Revisiting Greylisting

Some time ago, in my battle against spam, I started using greylisting. Greylisting, for those not familiar with it, takes advantage of a standard fallback in email delivery systems. If a server is running but temporarily unable to accept incoming messages, it can send an error code saying so. RFC compliant servers are supposed to retry after a timeout period. Why is this useful? Because most spammers don't use compliant servers or don't have the time to retry.

A greylist program tracks these connections, sends a temporary error for new connections, and creates a 'triplet' record of the sending server's IP, and the sender and recipient email addresses.

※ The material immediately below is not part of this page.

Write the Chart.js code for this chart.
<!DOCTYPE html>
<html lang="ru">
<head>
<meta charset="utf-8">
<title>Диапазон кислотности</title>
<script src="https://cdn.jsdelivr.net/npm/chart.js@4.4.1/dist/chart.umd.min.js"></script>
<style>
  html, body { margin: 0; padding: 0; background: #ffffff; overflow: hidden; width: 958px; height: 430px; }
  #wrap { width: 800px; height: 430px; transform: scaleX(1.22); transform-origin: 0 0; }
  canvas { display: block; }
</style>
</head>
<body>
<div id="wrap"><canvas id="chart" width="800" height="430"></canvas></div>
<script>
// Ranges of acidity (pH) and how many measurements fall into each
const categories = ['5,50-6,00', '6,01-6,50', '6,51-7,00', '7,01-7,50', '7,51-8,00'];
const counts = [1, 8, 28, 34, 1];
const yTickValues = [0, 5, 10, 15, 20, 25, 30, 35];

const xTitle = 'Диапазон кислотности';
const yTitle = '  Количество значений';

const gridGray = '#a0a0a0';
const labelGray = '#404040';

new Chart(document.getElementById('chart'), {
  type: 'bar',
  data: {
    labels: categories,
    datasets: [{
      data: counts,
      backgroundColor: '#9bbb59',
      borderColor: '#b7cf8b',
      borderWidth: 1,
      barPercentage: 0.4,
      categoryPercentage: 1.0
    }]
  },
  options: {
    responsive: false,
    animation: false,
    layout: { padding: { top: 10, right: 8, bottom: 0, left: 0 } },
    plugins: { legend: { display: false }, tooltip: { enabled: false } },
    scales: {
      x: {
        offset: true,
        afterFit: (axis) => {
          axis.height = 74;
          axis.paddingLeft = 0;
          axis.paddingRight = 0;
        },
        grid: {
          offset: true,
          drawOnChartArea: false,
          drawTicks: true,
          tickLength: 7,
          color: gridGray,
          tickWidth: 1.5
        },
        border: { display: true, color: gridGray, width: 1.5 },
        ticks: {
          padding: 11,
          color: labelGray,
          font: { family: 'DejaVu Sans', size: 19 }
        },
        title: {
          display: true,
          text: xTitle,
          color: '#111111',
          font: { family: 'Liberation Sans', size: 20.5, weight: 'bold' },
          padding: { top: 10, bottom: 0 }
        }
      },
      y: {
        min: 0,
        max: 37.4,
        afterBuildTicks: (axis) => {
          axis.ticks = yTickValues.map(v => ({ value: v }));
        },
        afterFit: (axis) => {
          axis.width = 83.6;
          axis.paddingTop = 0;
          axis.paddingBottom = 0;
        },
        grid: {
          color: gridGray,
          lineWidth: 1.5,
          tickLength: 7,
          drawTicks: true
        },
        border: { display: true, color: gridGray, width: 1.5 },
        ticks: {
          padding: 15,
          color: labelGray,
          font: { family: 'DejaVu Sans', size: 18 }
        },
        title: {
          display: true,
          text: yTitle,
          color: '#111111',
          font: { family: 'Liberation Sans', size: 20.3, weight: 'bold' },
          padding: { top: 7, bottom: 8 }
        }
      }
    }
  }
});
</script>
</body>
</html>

After a specified timeout, a new connection matching these three fields will be accepted. The first message from a client will be delayed, but subsequent messages will not be - as long as the triplet is matched.

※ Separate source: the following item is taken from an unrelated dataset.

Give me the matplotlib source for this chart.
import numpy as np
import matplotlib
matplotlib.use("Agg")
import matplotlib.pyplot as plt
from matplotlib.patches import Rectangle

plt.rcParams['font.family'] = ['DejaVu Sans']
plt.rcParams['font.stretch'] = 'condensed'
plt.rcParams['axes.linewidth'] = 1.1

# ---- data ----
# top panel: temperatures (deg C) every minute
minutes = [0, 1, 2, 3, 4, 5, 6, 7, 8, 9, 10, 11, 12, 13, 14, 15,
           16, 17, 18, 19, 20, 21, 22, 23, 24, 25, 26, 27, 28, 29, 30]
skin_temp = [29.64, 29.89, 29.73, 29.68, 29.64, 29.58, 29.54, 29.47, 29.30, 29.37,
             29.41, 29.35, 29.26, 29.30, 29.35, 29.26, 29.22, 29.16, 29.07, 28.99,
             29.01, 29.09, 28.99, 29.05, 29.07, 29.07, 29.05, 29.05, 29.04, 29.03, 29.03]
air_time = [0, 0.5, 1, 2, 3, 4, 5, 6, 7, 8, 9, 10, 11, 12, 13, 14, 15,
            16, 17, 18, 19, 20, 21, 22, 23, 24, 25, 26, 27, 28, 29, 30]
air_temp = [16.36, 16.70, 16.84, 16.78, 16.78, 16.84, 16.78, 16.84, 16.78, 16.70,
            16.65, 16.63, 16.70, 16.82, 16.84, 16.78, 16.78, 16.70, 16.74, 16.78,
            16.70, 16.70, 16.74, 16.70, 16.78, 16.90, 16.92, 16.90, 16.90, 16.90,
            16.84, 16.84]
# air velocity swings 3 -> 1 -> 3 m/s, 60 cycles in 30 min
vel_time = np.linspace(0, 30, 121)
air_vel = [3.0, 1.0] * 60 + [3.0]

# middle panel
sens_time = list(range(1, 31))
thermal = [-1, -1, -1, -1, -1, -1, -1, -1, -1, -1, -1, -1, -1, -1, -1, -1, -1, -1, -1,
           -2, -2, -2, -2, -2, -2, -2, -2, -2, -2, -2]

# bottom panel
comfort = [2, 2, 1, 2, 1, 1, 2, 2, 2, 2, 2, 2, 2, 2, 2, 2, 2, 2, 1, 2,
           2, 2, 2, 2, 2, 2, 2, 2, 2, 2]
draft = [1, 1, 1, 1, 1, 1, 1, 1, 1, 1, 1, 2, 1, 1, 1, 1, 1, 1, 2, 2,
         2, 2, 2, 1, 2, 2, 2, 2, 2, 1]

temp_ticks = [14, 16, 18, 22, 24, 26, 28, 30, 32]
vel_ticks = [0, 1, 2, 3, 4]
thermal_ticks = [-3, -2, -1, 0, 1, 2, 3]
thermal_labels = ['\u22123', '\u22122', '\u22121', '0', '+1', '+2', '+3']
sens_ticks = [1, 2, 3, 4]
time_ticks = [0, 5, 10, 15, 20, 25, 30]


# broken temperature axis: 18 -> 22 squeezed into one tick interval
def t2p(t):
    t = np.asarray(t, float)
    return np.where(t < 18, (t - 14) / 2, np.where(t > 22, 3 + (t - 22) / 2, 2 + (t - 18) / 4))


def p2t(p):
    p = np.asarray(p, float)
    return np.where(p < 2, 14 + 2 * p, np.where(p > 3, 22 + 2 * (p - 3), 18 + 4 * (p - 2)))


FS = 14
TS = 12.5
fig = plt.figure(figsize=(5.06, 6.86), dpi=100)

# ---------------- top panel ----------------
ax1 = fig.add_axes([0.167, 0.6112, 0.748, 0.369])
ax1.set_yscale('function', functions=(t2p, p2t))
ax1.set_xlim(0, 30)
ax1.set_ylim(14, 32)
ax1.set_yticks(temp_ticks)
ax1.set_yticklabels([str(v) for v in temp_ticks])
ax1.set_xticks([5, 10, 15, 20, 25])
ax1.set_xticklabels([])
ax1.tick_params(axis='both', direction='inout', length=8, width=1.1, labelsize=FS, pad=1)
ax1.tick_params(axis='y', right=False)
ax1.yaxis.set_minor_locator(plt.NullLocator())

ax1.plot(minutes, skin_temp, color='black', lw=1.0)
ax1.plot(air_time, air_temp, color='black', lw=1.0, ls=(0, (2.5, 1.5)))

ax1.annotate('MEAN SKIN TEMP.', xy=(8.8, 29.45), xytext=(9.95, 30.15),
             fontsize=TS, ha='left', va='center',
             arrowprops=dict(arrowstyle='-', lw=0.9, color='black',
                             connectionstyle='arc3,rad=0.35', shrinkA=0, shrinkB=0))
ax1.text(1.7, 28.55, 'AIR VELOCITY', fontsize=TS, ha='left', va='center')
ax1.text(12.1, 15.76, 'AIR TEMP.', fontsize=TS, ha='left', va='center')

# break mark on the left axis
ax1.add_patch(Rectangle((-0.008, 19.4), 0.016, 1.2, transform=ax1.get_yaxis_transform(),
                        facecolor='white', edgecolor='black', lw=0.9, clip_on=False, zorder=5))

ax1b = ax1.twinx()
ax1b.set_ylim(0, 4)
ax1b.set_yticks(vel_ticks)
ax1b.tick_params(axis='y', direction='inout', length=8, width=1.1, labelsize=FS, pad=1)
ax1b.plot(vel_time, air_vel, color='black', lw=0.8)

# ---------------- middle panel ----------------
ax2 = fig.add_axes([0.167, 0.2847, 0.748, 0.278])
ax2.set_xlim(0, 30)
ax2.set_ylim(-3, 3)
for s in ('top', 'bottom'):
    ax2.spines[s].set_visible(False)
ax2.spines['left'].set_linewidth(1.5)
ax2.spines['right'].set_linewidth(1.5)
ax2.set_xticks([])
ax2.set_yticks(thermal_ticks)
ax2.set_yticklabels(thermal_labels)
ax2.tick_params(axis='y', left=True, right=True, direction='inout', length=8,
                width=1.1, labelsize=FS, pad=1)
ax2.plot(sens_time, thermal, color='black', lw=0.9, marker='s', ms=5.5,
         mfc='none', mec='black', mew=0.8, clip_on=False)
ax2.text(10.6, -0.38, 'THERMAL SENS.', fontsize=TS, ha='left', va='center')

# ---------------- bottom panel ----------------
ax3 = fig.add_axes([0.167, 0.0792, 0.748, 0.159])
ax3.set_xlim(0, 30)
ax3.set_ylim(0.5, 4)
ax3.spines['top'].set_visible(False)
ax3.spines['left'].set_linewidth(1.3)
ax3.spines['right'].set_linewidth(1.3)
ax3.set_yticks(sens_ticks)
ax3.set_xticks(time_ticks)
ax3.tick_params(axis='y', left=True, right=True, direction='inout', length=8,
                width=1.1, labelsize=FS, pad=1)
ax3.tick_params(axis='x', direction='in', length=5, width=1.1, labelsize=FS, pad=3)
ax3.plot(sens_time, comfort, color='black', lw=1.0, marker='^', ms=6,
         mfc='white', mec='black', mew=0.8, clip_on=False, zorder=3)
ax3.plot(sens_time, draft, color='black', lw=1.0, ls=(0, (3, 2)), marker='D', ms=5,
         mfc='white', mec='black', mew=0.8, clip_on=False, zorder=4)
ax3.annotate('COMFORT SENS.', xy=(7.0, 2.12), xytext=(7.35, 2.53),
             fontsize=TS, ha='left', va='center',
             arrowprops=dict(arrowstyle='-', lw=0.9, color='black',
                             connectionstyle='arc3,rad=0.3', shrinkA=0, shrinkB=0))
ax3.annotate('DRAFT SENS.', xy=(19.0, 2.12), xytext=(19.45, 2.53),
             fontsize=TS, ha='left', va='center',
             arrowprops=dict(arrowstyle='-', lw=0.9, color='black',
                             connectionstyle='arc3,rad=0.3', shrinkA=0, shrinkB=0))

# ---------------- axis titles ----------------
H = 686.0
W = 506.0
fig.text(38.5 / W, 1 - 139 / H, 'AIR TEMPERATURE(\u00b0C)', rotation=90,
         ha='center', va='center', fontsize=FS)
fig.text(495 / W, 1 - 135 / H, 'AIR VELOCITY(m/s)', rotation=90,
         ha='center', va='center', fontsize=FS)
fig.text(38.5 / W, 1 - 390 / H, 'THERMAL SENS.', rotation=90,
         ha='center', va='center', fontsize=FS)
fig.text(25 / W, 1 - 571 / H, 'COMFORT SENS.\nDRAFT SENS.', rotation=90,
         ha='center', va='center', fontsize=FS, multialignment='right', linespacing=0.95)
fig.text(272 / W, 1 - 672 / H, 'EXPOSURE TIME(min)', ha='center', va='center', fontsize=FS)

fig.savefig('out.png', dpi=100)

I tried greylisting with a variety of implementations, with varied success. The major impediment was my use of a backup server - this severely reduces the effectiveness of many antispam strategies. In this case, since the backup server (outside my control) 'wasn't greylisting, the deferred email was simple accepted by the backup server and funneled into my mail from that trusted relay. No good!

A second problem I have with most greylist implementations is that they overlook the fundamental concept - that we are looking at the behavior of a server (or client), not of the email's sender (author). Once we know that Server X will retry after receiving the temporary error, the email addresses on the envelope are irrelevant. So why do we keep checking triplets? I am currently experimenting with a newer approach: a triplet is stored and tested for unknown clients, but once a given client has successfully passed the greylist, we allow all future connections from that IP without a delay. Since it has proven to us that it will retry in the future, there is no point in delaying it.

I can think of a few potential problems with this strategy:

  • Dynamic IPs: the IP we saw before might be assigned to a new computer now. True, that's a possible problem but most dynamic IP ranges are blacklisted by DNSRBLs and never reach the point of the greylist. I think this is manageable.
  • Innocent but non-compliant servers: some legit servers don't retry, for whatever reason. (Why, if you are running a legit server, can't you comply with the accepted rules?) I have a whitelist for these servers.